Furthermore, this bomber is of course another sign of the continuing US ‘Pacific Pivot’ strategy: as in Europe, with its many centres of gravity, plentiful air fields, and well developed infrastructure a bomber is not necessary to carry out the strike mission. However, in the Pacific, where things are farther apart, where there is less well developed infrastructure – especially of the kind necessary to support modern combat aircraft for an Air Force to be able to get into a ‘fight’ –, the range and capabilities of a bomber are needed.
The trouble for European nations like the UK is that whilst this makes strategic sense for the US to ‘pivot’ to the Pacific, and even to an extent for the UK and other European nations (which are just as dependent upon trade passing through places like the South and East China Seas as America), those nations do not have an ocean between them and the troubles to their immediate North East, East, South East and South. With the US committing even more resources to the Pacific, and the procurement of equipment for that theatre, there will undoubtedly be less for the Atlantic and European theatres – with bigger consequences than simply a shortage of helicopters for exercises. This means that the UK especially, but many other European nations as well, are going to have to start looking after themselves more – which means spending more and thinking harder about that spending.

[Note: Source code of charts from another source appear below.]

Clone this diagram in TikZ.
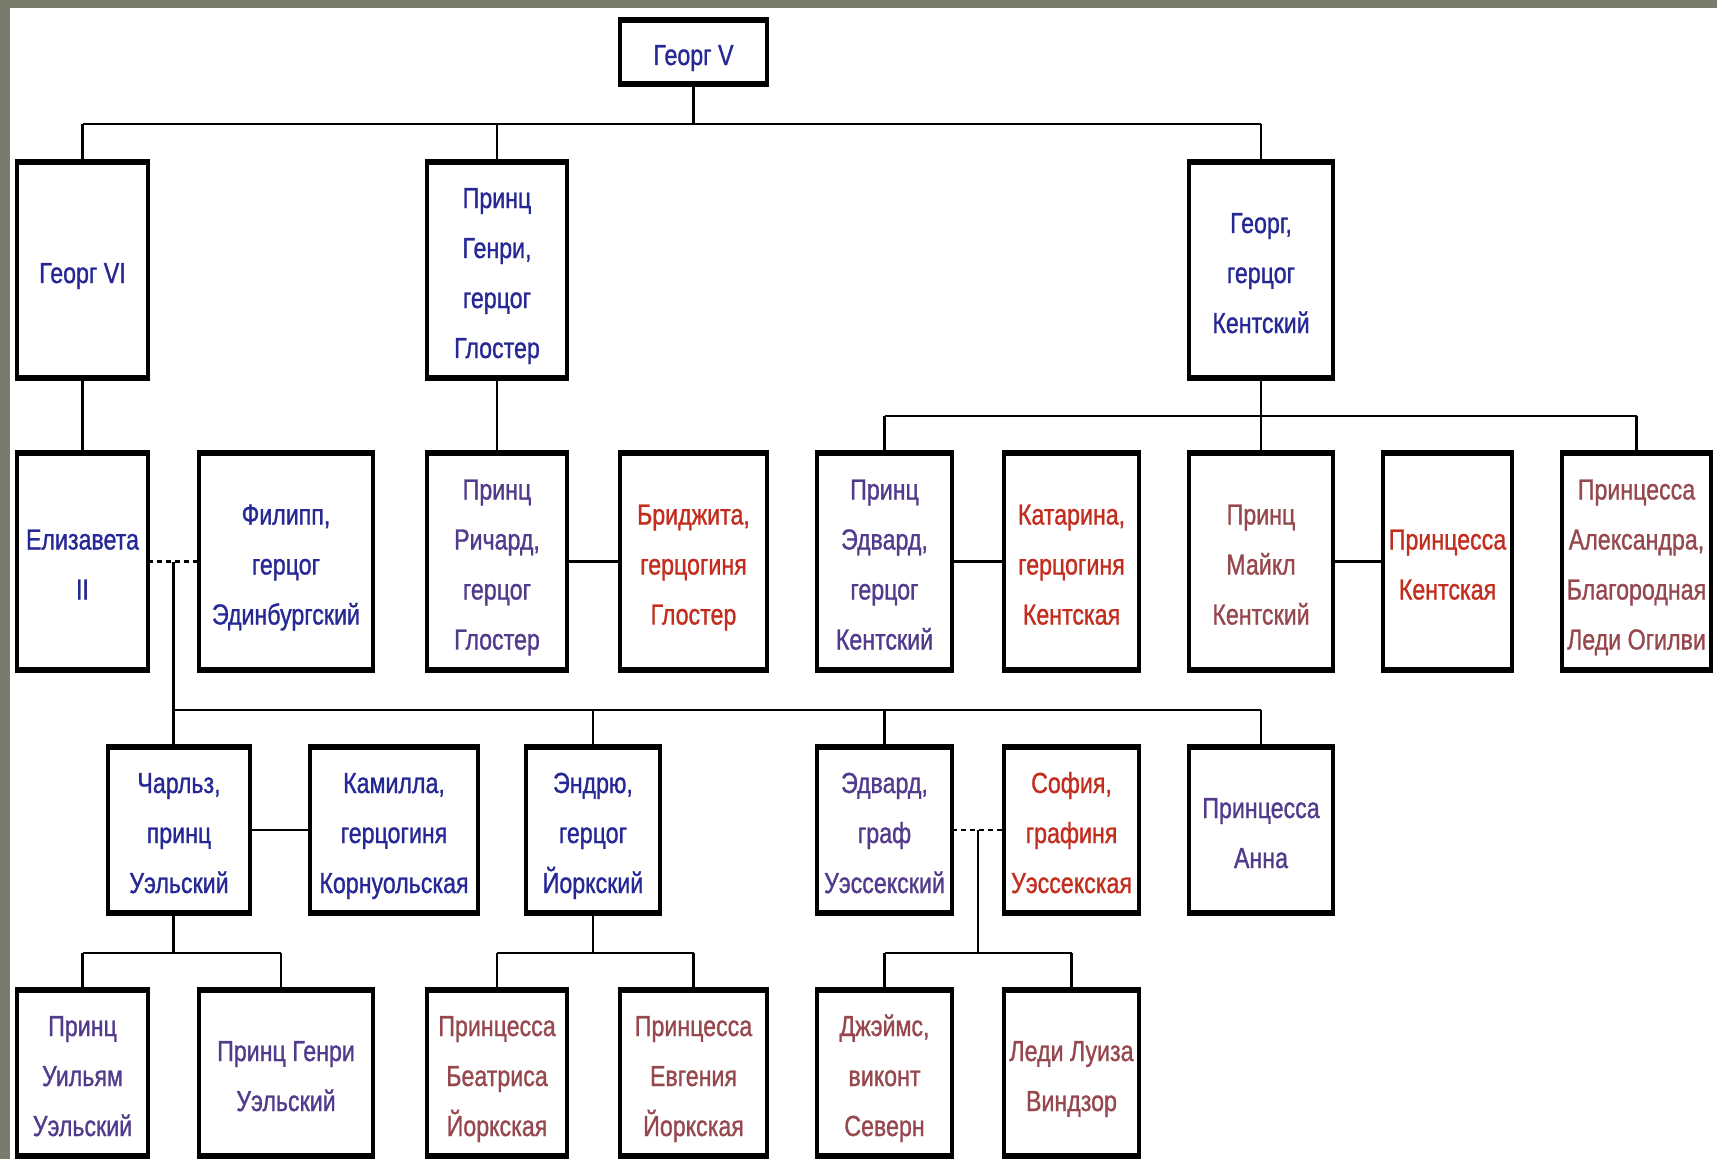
\documentclass[tikz,border=0pt]{standalone}
\usepackage{fontspec}
\setmainfont[FakeStretch=0.8,FakeBold=1]{Liberation Sans}
\usetikzlibrary{calc}
\definecolor{frameg}{RGB}{122,123,106}
\definecolor{cnavy}{RGB}{38,40,150}
\definecolor{cpurp}{RGB}{82,58,140}
\definecolor{cred}{RGB}{195,45,30}
\definecolor{cmauve}{RGB}{150,72,78}
\newcommand{\tp}{\rule{0pt}{35pt}}
\tikzset{
  box/.style={draw=black, line width=4pt, fill=white, align=center, inner sep=0pt, outer sep=0pt,
    font=\fontsize{29}{50}\selectfont,
    execute at end node={\rule[-9pt]{0pt}{9pt}}},
  nv/.style={text=cnavy}, pu/.style={text=cpurp}, rd/.style={text=cred}, mv/.style={text=cmauve},
  link/.style={line width=2.5pt, black},
  marr/.style={line width=2.5pt, black},
  dotm/.style={line width=2.5pt, black, dash pattern=on 5pt off 4pt},
  rowA/.style={minimum height=216pt},
  rowB/.style={minimum height=217pt},
  rowC/.style={minimum height=166pt},
  rowD/.style={minimum height=166pt}
}
\begin{document}
\begin{tikzpicture}[x=1pt,y=-1pt]
\fill[frameg] (0,0) rectangle (1717,1159);
\fill[white] (10,8) rectangle (1717,1159);
\useasboundingbox (0,0) rectangle (1717,1159);

% row 0
\node[box,nv,minimum width=147pt,minimum height=64pt] (gv) at (693.5,52) {\tp Георг V};
% row 1
\node[box,nv,rowA,minimum width=131pt] (g6) at (82.5,270) {\tp Георг VI};
\node[box,nv,rowA,minimum width=140pt] (henry) at (497,270) {\tp Принц\\Генри,\\герцог\\Глостер};
\node[box,nv,rowA,minimum width=144pt] (gkent) at (1261,270) {\tp Георг,\\герцог\\Кентский};
% row 2
\node[box,nv,rowB,minimum width=131pt] (eliz) at (82.5,561.5) {\tp Елизавета\\II};
\node[box,nv,rowB,minimum width=174pt] (phil) at (286,561.5) {\tp Филипп,\\герцог\\Эдинбургский};
\node[box,pu,rowB,minimum width=140pt] (rich) at (497,561.5) {\tp Принц\\Ричард,\\герцог\\Глостер};
\node[box,rd,rowB,minimum width=147pt] (brig) at (693.5,561.5) {\tp Бриджита,\\герцогиня\\Глостер};
\node[box,pu,rowB,minimum width=135pt] (edk) at (884.5,561.5) {\tp Принц\\Эдвард,\\герцог\\Кентский};
\node[box,rd,rowB,minimum width=135pt] (kath) at (1071.5,561.5) {\tp Катарина,\\герцогиня\\Кентская};
\node[box,mv,rowB,minimum width=144pt] (mich) at (1261,561.5) {\tp Принц\\Майкл\\Кентский};
\node[box,rd,rowB,minimum width=129pt] (pkent) at (1447.5,561.5) {\tp Принцесса\\Кентская};
\node[box,mv,rowB,minimum width=149pt] (alex) at (1636.5,561.5) {\tp Принцесса\\Александра,\\Благородная\\Леди Огилви};
% row 3
\node[box,nv,rowC,minimum width=142pt] (charles) at (179,830) {\tp Чарльз,\\принц\\Уэльский};
\node[box,nv,rowC,minimum width=168pt] (camilla) at (394,830) {\tp Камилла,\\герцогиня\\Корнуольская};
\node[box,nv,rowC,minimum width=134pt] (andrew) at (593,830) {\tp Эндрю,\\герцог\\Йоркский};
\node[box,pu,rowC,minimum width=135pt] (edw) at (884.5,830) {\tp Эдвард,\\граф\\Уэссекский};
\node[box,rd,rowC,minimum width=135pt] (sophie) at (1071.5,830) {\tp София,\\графиня\\Уэссекская};
\node[box,pu,rowC,minimum width=144pt] (anne) at (1261,830) {\tp Принцесса\\Анна};
% row 4
\node[box,pu,rowD,minimum width=131pt] (will) at (82.5,1073) {\tp Принц\\Уильям\\Уэльский};
\node[box,pu,rowD,minimum width=174pt] (harry) at (286,1073) {\tp Принц Генри\\Уэльский};
\node[box,mv,rowD,minimum width=140pt] (bea) at (497,1073) {\tp Принцесса\\Беатриса\\Йоркская};
\node[box,mv,rowD,minimum width=147pt] (eug) at (693.5,1073) {\tp Принцесса\\Евгения\\Йоркская};
\node[box,mv,rowD,minimum width=135pt] (james) at (884.5,1073) {\tp Джэймс,\\виконт\\Северн};
\node[box,mv,rowD,minimum width=135pt] (louise) at (1071.5,1073) {\tp Леди Луиза\\Виндзор};

% thick top and bottom edges
\foreach \n in {gv,g6,henry,gkent,eliz,phil,rich,brig,edk,kath,mich,pkent,alex,charles,camilla,andrew,edw,sophie,anne,will,harry,bea,eug,james,louise}{
  \draw[line width=6pt] ([xshift=-2pt]\n.north west) -- ([xshift=2pt]\n.north east);
  \draw[line width=6pt] ([xshift=-2pt]\n.south west) -- ([xshift=2pt]\n.south east);
}

% level lines
\coordinate (r1) at (0,124);
\coordinate (rk) at (0,416);
\coordinate (r3) at (0,710);
\coordinate (r4) at (0,953);

% George V children
\draw[link] (gv.south) -- (gv.south |- r1);
\draw[link] (g6.north |- r1) -- (gkent.north |- r1);
\draw[link] (g6.north |- r1) -- (g6.north);
\draw[link] (henry.north |- r1) -- (henry.north);
\draw[link] (gkent.north |- r1) -- (gkent.north);

% single-child lines
\draw[link] (g6.south) -- (eliz.north);
\draw[link] (henry.south) -- (rich.north);

% Kent children
\draw[link] (gkent.south) -- (gkent.south |- rk);
\draw[link] (edk.north |- rk) -- (alex.north |- rk);
\draw[link] (edk.north |- rk) -- (edk.north);
\draw[link] (mich.north |- rk) -- (mich.north);
\draw[link] (alex.north |- rk) -- (alex.north);

% marriages row 2
\draw[dotm] (eliz.east) -- (phil.west);
\draw[marr] (rich.east) -- (brig.west);
\draw[marr] (edk.east) -- (kath.west);
\draw[marr] (mich.east) -- (pkent.west);

% Elizabeth children
\coordinate (m1) at ($(eliz.east)!0.5!(phil.west)$);
\draw[link] (m1) -- (m1 |- r3);
\draw[link] (m1 |- r3) -- (anne.north |- r3);
\draw[link] (m1 |- r3) -- (m1 |- charles.north);
\draw[link] (andrew.north |- r3) -- (andrew.north);
\draw[link] (edw.north |- r3) -- (edw.north);
\draw[link] (anne.north |- r3) -- (anne.north);

% marriages row 3
\draw[marr] (charles.east) -- (camilla.west);
\draw[dotm] (edw.east) -- (sophie.west);

% Charles children
\draw[link] (m1 |- charles.south) -- (m1 |- r4);
\draw[link] (will.north |- r4) -- ([xshift=-5pt]harry.north |- r4);
\draw[link] (will.north |- r4) -- (will.north);
\draw[link] ([xshift=-5pt]harry.north |- r4) -- ([xshift=-5pt]harry.north);

% Andrew children
\draw[link] (andrew.south) -- (andrew.south |- r4);
\draw[link] (bea.north |- r4) -- (eug.north |- r4);
\draw[link] (bea.north |- r4) -- (bea.north);
\draw[link] (eug.north |- r4) -- (eug.north);

% Edward children
\coordinate (m2) at ($(edw.east)!0.5!(sophie.west)$);
\draw[link] (m2) -- (m2 |- r4);
\draw[link] (james.north |- r4) -- (louise.north |- r4);
\draw[link] (james.north |- r4) -- (james.north);
\draw[link] (louise.north |- r4) -- (louise.north);
\end{tikzpicture}
\end{document}
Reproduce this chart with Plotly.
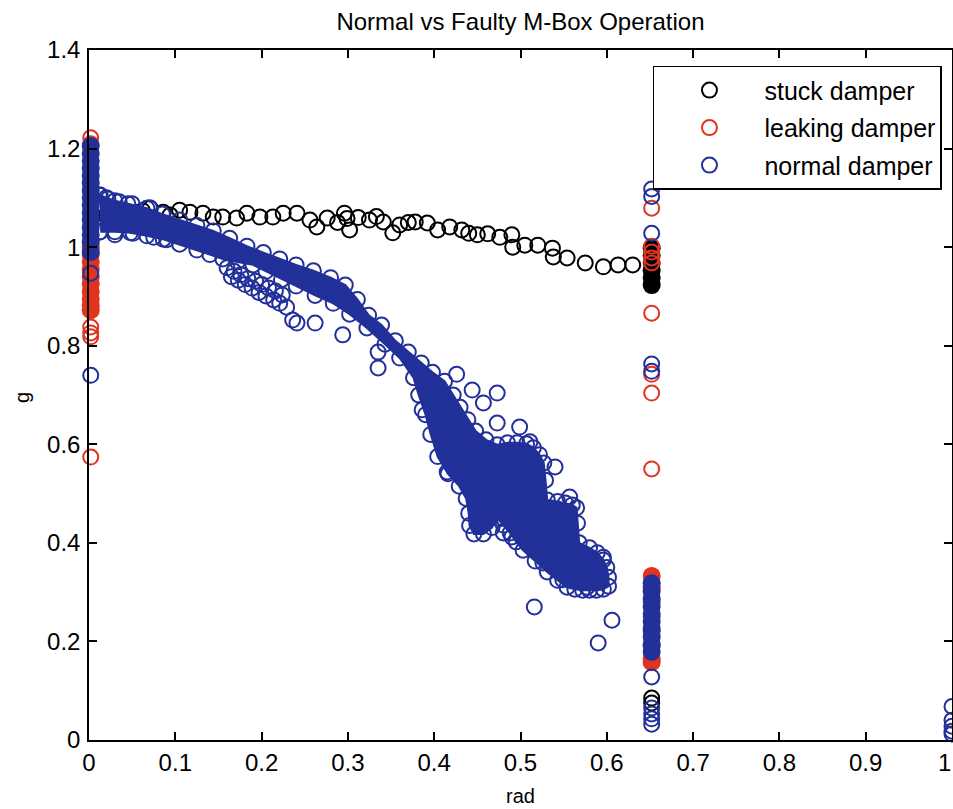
import plotly.graph_objects as go

# ---------------- text ----------------
title_text = "Normal vs Faulty M-Box Operation"
x_label = "rad"
y_label = "g"
series_names = ["stuck damper", "leaking damper", "normal damper"]
x_tickvals = [0, 0.1, 0.2, 0.3, 0.4, 0.5, 0.6, 0.7, 0.8, 0.9, 1]
x_ticktext = ["0", "0.1", "0.2", "0.3", "0.4", "0.5", "0.6", "0.7", "0.8", "0.9", ""]
x_last_label = "1"
y_tickvals = [0, 0.2, 0.4, 0.6, 0.8, 1, 1.2, 1.4]

# ---------------- stuck damper (black) ----------------
stuck_x = [0.008, 0.02, 0.032, 0.045, 0.055, 0.062, 0.071, 0.086, 0.094, 0.105,
           0.117, 0.132, 0.144, 0.155, 0.171, 0.183, 0.198, 0.213, 0.225, 0.241,
           0.256, 0.264, 0.276, 0.288, 0.296, 0.299, 0.302, 0.312, 0.325, 0.333,
           0.341, 0.352, 0.36, 0.37, 0.378, 0.392, 0.404, 0.418, 0.432, 0.44,
           0.45, 0.462, 0.476, 0.49, 0.491, 0.505, 0.52, 0.537, 0.538, 0.554,
           0.575, 0.596, 0.613, 0.63,
           0.652, 0.652]
stuck_y = [1.06, 1.062, 1.058, 1.066, 1.07, 1.074, 1.079, 1.071, 1.065, 1.075,
           1.071, 1.069, 1.061, 1.061, 1.059, 1.069, 1.061, 1.061, 1.069, 1.069,
           1.055, 1.041, 1.059, 1.05, 1.069, 1.058, 1.035, 1.06, 1.055, 1.062,
           1.051, 1.029, 1.045, 1.05, 1.051, 1.049, 1.035, 1.041, 1.035, 1.028,
           1.025, 1.027, 1.02, 1.025, 1.0, 1.004, 1.004, 0.998, 0.98, 0.978,
           0.968, 0.96, 0.964, 0.964,
           0.085, 0.075]
# dense stack of stuck-damper points at rad = 0.652
stuck_dense_x = [0.652, 0.652, 0.652, 0.652, 0.652, 0.652]
stuck_dense_y = [0.998, 0.983, 0.968, 0.953, 0.938, 0.923]

# ---------------- leaking damper (red) ----------------
leak_x = [0.002, 0.002, 0.002, 0.002, 0.002, 0.002,
          0.652, 0.652, 0.652, 0.652, 0.652, 0.652, 0.652, 0.652, 0.652, 0.652, 0.652]
leak_y = [1.222, 1.21, 0.838, 0.826, 0.818, 0.574,
          1.079, 1.002, 0.99, 0.978, 0.968, 0.866, 0.742, 0.704, 0.55, 0.333, 0.158]
leak_dense_x = [0.002] * 10 + [0.652] * 8
leak_dense_y = [1.0, 0.985, 0.97, 0.955, 0.94, 0.925, 0.91, 0.895, 0.882, 0.872,
                0.333, 0.31, 0.28, 0.25, 0.22, 0.19, 0.165, 0.158]

# ---------------- normal damper (blue) ----------------
normal_x = [0.002, 0.002, 0.002,
            0.652, 0.652, 0.652, 0.652, 0.652, 0.652, 0.652, 0.652, 0.652, 0.652, 0.652, 0.652,
            1.0, 1.0, 1.0, 1.0, 1.0,
            0.013, 0.022, 0.035, 0.05, 0.07, 0.012, 0.03, 0.051, 0.075, 0.09,
            0.160, 0.168, 0.176, 0.184, 0.193, 0.2, 0.208, 0.216, 0.224,
            0.165, 0.173, 0.181, 0.189, 0.197, 0.205, 0.214, 0.221, 0.229,
            0.236, 0.241, 0.262, 0.294,
            0.335, 0.335, 0.426, 0.444, 0.457, 0.473, 0.473, 0.499, 0.511, 0.540,
            0.557, 0.596, 0.516, 0.590, 0.606, 0.386, 0.415, 0.480, 0.490, 0.526,
            0.549, 0.577]
normal_y = [1.205, 0.947, 0.740,
            1.118, 1.103, 1.028, 0.763, 0.748, 0.318, 0.179, 0.128, 0.065, 0.053, 0.043, 0.032,
            0.068, 0.04, 0.028, 0.018, 0.012,
            1.106, 1.098, 1.092, 1.088, 1.08, 1.03, 1.025, 1.028, 1.02, 1.015,
            0.958, 0.951, 0.944, 0.936, 0.931, 0.924, 0.917, 0.911, 0.903,
            0.940, 0.933, 0.924, 0.917, 0.908, 0.901, 0.893, 0.886, 0.878,
            0.852, 0.846, 0.846, 0.822,
            0.787, 0.755, 0.742, 0.710, 0.684, 0.704, 0.643, 0.635, 0.605, 0.554,
            0.493, 0.371, 0.270, 0.197, 0.243, 0.670, 0.544, 0.420, 0.412, 0.359,
            0.325, 0.310]
# dense stacks of normal-damper points
normal_dense_x = [0.002] * 15 + [0.652] * 10
normal_dense_y = [1.205, 1.19, 1.175, 1.16, 1.145, 1.13, 1.115, 1.10, 1.085, 1.07,
                  1.055, 1.04, 1.025, 1.01, 0.99,
                  0.318, 0.302, 0.287, 0.271, 0.256, 0.240, 0.225, 0.209, 0.194, 0.179]
# edge points of the solid cloud of overlapping normal-damper points (clockwise)
cloud_x = [0.012, 0.02, 0.03, 0.045, 0.067, 0.085, 0.105, 0.125, 0.144, 0.163,
           0.183, 0.202, 0.221, 0.240, 0.260, 0.280, 0.297, 0.311, 0.324, 0.339,
           0.355, 0.370, 0.385, 0.398, 0.412, 0.422, 0.430, 0.439, 0.448, 0.460,
           0.473, 0.485, 0.496, 0.507, 0.515, 0.522, 0.527, 0.529, 0.531, 0.543,
           0.552, 0.560, 0.565, 0.566, 0.568, 0.580, 0.589, 0.596, 0.600, 0.602,
           0.602,
           0.596, 0.588, 0.580, 0.572, 0.563, 0.554, 0.543, 0.531, 0.517, 0.503,
           0.495, 0.488, 0.480, 0.473, 0.467, 0.457, 0.446, 0.441, 0.440, 0.437,
           0.429, 0.416, 0.404, 0.396, 0.390, 0.382, 0.376, 0.360, 0.343, 0.322,
           0.302, 0.283, 0.262, 0.240, 0.223, 0.205, 0.190, 0.172, 0.155, 0.140,
           0.125, 0.105, 0.086, 0.067, 0.048, 0.03, 0.013]
cloud_y = [1.106, 1.100, 1.094, 1.088, 1.079, 1.067, 1.055, 1.044, 1.033, 1.018,
           1.002, 0.989, 0.976, 0.964, 0.952, 0.938, 0.923, 0.894, 0.862, 0.842,
           0.810, 0.787, 0.765, 0.746, 0.728, 0.700, 0.675, 0.650, 0.627, 0.609,
           0.599, 0.603, 0.603, 0.601, 0.593, 0.579, 0.562, 0.527, 0.487, 0.484,
           0.481, 0.477, 0.471, 0.44, 0.400, 0.390, 0.380, 0.365, 0.350, 0.33,
           0.312,
           0.306, 0.304, 0.304, 0.304, 0.306, 0.310, 0.324, 0.341, 0.363, 0.385,
           0.402, 0.420, 0.436, 0.450, 0.431, 0.418, 0.418, 0.435, 0.46, 0.49,
           0.515, 0.54, 0.575, 0.62, 0.66, 0.70, 0.735, 0.775, 0.803, 0.836,
           0.864, 0.886, 0.902, 0.921, 0.934, 0.951, 0.964, 0.970, 0.976, 0.985,
           0.994, 1.006, 1.016, 1.023, 1.029, 1.031, 1.031]

# ---------------- styles ----------------
BLACK = "#000000"
RED = "#e0341f"
BLUE = "#22309a"
FONT = "Liberation Sans, Arial, sans-serif"
MS = 15
LW = 2

fig = go.Figure()


def open_trace(x, y, color, name, group):
    return go.Scatter(x=x, y=y, mode="markers", name=name, legendgroup=group,
                      cliponaxis=False,
                      marker=dict(symbol="circle-open", size=MS, color=color,
                                  line=dict(width=LW, color=color)))


def dense_trace(x, y, color, group):
    return go.Scatter(x=x, y=y, mode="markers", showlegend=False, legendgroup=group,
                      cliponaxis=False, hoverinfo="skip",
                      marker=dict(symbol="circle", size=MS + 3, color=color,
                                  line=dict(width=0)))


# stuck
fig.add_trace(dense_trace(stuck_dense_x, stuck_dense_y, BLACK, "g1"))
fig.add_trace(open_trace(stuck_x, stuck_y, BLACK, series_names[0], "g1"))
# leaking
fig.add_trace(dense_trace(leak_dense_x, leak_dense_y, RED, "g2"))
fig.add_trace(open_trace(leak_x, leak_y, RED, series_names[1], "g2"))
# normal
fig.add_trace(go.Scatter(x=cloud_x, y=cloud_y, mode="lines+markers", fill="toself",
                         fillcolor=BLUE, line=dict(color=BLUE, width=2),
                         marker=dict(symbol="circle-open", size=MS, color=BLUE,
                                     line=dict(width=LW, color=BLUE)),
                         showlegend=False, legendgroup="g3", hoverinfo="skip"))
fig.add_trace(dense_trace(normal_dense_x, normal_dense_y, BLUE, "g3"))
fig.add_trace(open_trace(normal_x, normal_y, BLUE, series_names[2], "g3"))

axis_common = dict(showline=True, linecolor="black", linewidth=1.5, mirror="ticks",
                   ticks="inside", ticklen=8, tickwidth=1.5, tickcolor="black",
                   showgrid=False, zeroline=False, automargin=False,
                   tickfont=dict(family=FONT, size=24, color="black"))

fig.update_layout(
    width=953, height=809,
    margin=dict(l=89, r=1, t=50, b=69),
    paper_bgcolor="white", plot_bgcolor="white",
    title=dict(text=title_text, x=0.5, xref="paper", y=1 - 22 / 809, yref="container",
               yanchor="middle", xanchor="center",
               font=dict(family=FONT, size=24, color="black")),
    xaxis=dict(range=[0, 1], tickvals=x_tickvals, ticktext=x_ticktext,
               ticklabelstandoff=0, **axis_common),
    yaxis=dict(range=[0, 1.4], tickvals=y_tickvals, ticklabelstandoff=2, **axis_common),
    legend=dict(x=0.6535, y=0.977, xanchor="left", yanchor="top",
                bgcolor="white", bordercolor="black", borderwidth=1.5,
                font=dict(family=FONT, size=25, color="black"),
                traceorder="grouped", tracegroupgap=2, itemwidth=100),
    showlegend=True,
    annotations=[
        dict(text=x_last_label, xref="paper", yref="paper", x=1, y=(740 - 762) / 690,
             xanchor="right", yanchor="middle", showarrow=False, xshift=1,
             font=dict(family=FONT, size=24, color="black")),
        dict(text=x_label, xref="paper", yref="paper", x=0.5, y=(740 - 796) / 690,
             xanchor="center", yanchor="middle", showarrow=False,
             font=dict(family=FONT, size=20, color="black")),
        dict(text=y_label, xref="paper", yref="paper", x=(22 - 89) / 863, y=0.4957,
             xanchor="center", yanchor="middle", showarrow=False, textangle=-90,
             font=dict(family=FONT, size=20, color="black")),
    ],
)

fig.write_html("out.html", config={"displayModeBar": False},
               post_script="document.body.style.margin='0';")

The biggest impact though might not even be this, because with the US announcing a new bomber programme, those nations which seek to compete for status with the US may well themselves start pushing on that front. If China and Russia start to acquire new bombers, then it will of course change the UK’s own security needs – the UK has been strangely lacking land-based area air defence missiles, and as a nation it has consistently ignored this capability. Whilst some European nations are better equipped in this area, the traditional reliance upon NATO that was built up during the Cold War has meant many nations lack sovereign capability.
This has been noted, even when faced with air space probes by early Cold War Bear Bombers. Prior to this Russia had already announced an intention to restart production of the late Cold War Blackjack bombers – faced with the US forging ahead, and to maintain their ‘image of their status’, Russia may decide to not stop with this but to start building new bombers. This will mean that the UK and Europe may once again find themselves participants in an arms race, which they may not have started, but which nevertheless they will have to take part in.
This could all seem like rather a lot of complications caused by just one American procurement programme, but heavy bombers are the aircraft carriers, ballistic missile submarines and main battle tanks of air forces – they are the major programme because they are the unique capability that does not exist to support other services. Tactical fighters may launch strike missions but more often than not they support ground forces; bombers may be used to support ground forces, but their whole raison d’être is strike – that is what they exist for. Furthermore, in a world where governments are expected by many to do more and more then balancing the books and focusing on what has often been described as the ‘first duty of government’ becomes even more difficult. The LRS-B represents a fine strategic decision for the US government and is completely rational within their strategic world view – but for the UK, for Europe and for their Allies around the world it is going to create problems and questions which will have to be answered.